"In 1933, nine-year-old Stella
is left in the care of her grandmother, Motty, in the backwoods of Tennessee.
These remote hills of the Smoky Mountains are home to dangerous secrets, and
soon after she arrives, Stella wanders into a dark cavern where she encounters
the family's personal god, an entity known as the Ghostdaddy. Years later,
after a tragic incident that caused her to flee, Stella--now a professional
bootlegger--returns for Motty's funeral, and to check on the mysterious
ten-year-old girl named Sunny that Motty adopted. Sunny appears innocent
enough, but she is more powerful than Stella could imagine--and she's a direct
link to Stella's buried past and her family's destructive faith."
A lot of Daryl Gregory’s own
personal family past is imbued in this fantastic novel of Southern Gothic
(Grady Hendrix could learn something from this tale) horror.
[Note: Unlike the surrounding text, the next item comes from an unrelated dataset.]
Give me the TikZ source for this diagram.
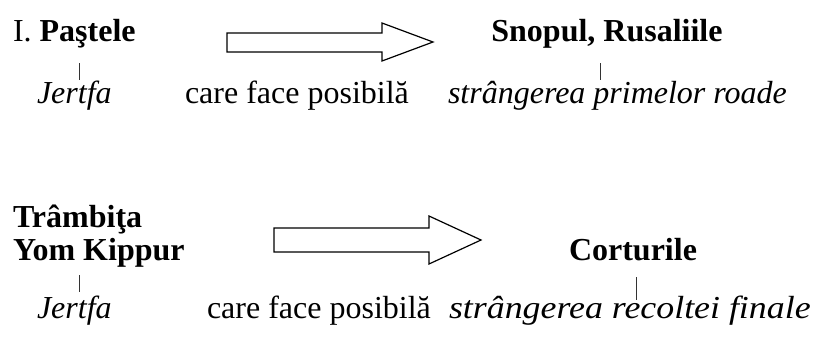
\documentclass[tikz,border=0pt]{standalone}
\usepackage{fontspec}
\setmainfont{Liberation Serif}
\begin{document}
\begin{tikzpicture}[x=1pt,y=-1pt,
  txt/.style={inner sep=0pt,outer sep=0pt,font=\fontsize{32}{38}\selectfont},
  bar/.style={line width=1pt,black!80},
  fatarrow/.style={line width=1.2pt,fill=white,line join=miter}]
\useasboundingbox (0,0) rectangle (814,338);
% row 1
\node[txt,anchor=base west] (pas) at (13,41) {I. \textbf{Paştele}};
\node[txt,anchor=base] (sno) at (607,41) {\textbf{Snopul, Rusaliile}};
\node[txt,anchor=base west] (jer1) at (37,103) {\textit{Jertfa}};
\node[txt,anchor=base west] (car1) at (185,103) {care face posibilă};
\node[txt,anchor=base west] (str1) at (448,103) {\textit{strângerea primelor roade}};
\coordinate (b1t) at (79,63); \coordinate (b1b) at (79,80);
\coordinate (b2t) at (600,63); \coordinate (b2b) at (600,80);
\draw[bar] (b1t) -- (b1b);
\draw[bar] (b2t) -- (b2b);
\draw[fatarrow] (227,33) -- (382,33) -- (382,23) -- (433,42) -- (382,61) -- (382,52) -- (227,52) -- cycle;
% row 2
\node[txt,anchor=base west] (tra) at (13,227) {\textbf{Trâmbiţa}};
\node[txt,anchor=base west] (yom) at (13,260) {\textbf{Yom Kippur}};
\node[txt,anchor=base] (cor) at (633,260) {\textbf{Corturile}};
\node[txt,anchor=base west] (jer2) at (37,318) {\textit{Jertfa}};
\node[txt,anchor=base west] (car2) at (207,318) {care face posibilă};
\node[txt,anchor=base west] (str2) at (449,318) {\scalebox{1.12}[1]{\textit{strângerea recoltei finale}}};
\coordinate (b3t) at (79,275); \coordinate (b3b) at (79,292);
\coordinate (b4t) at (636,277); \coordinate (b4b) at (636,300);
\draw[bar] (b3t) -- (b3b);
\draw[bar] (b4t) -- (b4b);
\draw[fatarrow] (274,228) -- (429,228) -- (429,216) -- (481,240) -- (429,264) -- (429,252) -- (274,252) -- cycle;
\end{tikzpicture}
\end{document}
In his afterword,
he talks about his ancestors that came out of Tennessee, of being bought out
when the Great Smokey Mountain National Park was created, of his father, “Darrell
Gregory being a direct descendant of Russell Gregory, who was murdered by North
Carolina Rebels at the tail end of the Civil War.” But the book, Revelator, is
just as weird as some of his other tales. He splits the narrative into decades,
which alternate in the chapters. We see Stella from 1933 to 1938 and her return
in 1948. This takes a bit to get used to, but then when you do, the pages fly
by. As I noted, it’s weird, it’s creepy, it leaves you with a sense of What did I just read?
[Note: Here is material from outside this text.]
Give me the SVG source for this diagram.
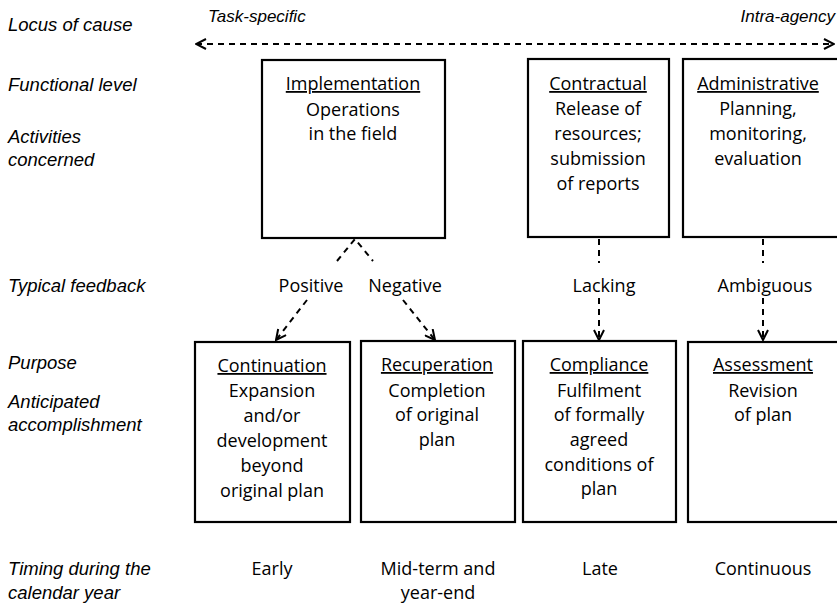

I don’t think it’s scary, and
some of the revelations are bit easily identified, but the book worked for me,
even if Gregory leaves a lot things unanswered. While he deals with what
appears to be primitive Baptists here, the book also does take religion on,
pointing out its flaws, especially how only men have controlled religion, written
so much about God and the Bible, about the arrogance of them printing their own
interpretations, choosing to leave things out, editing and no one ponders
whether what they’re doing was directed by their God or Satan’s.
It’s unsettling at times, and Gregory does this on purpose (it’s a through line through a lot of his books), because I think he enjoys it more than anything, but this book also carries a lot his dark humor, another of his traits. A wonderful tale that I highly recommend.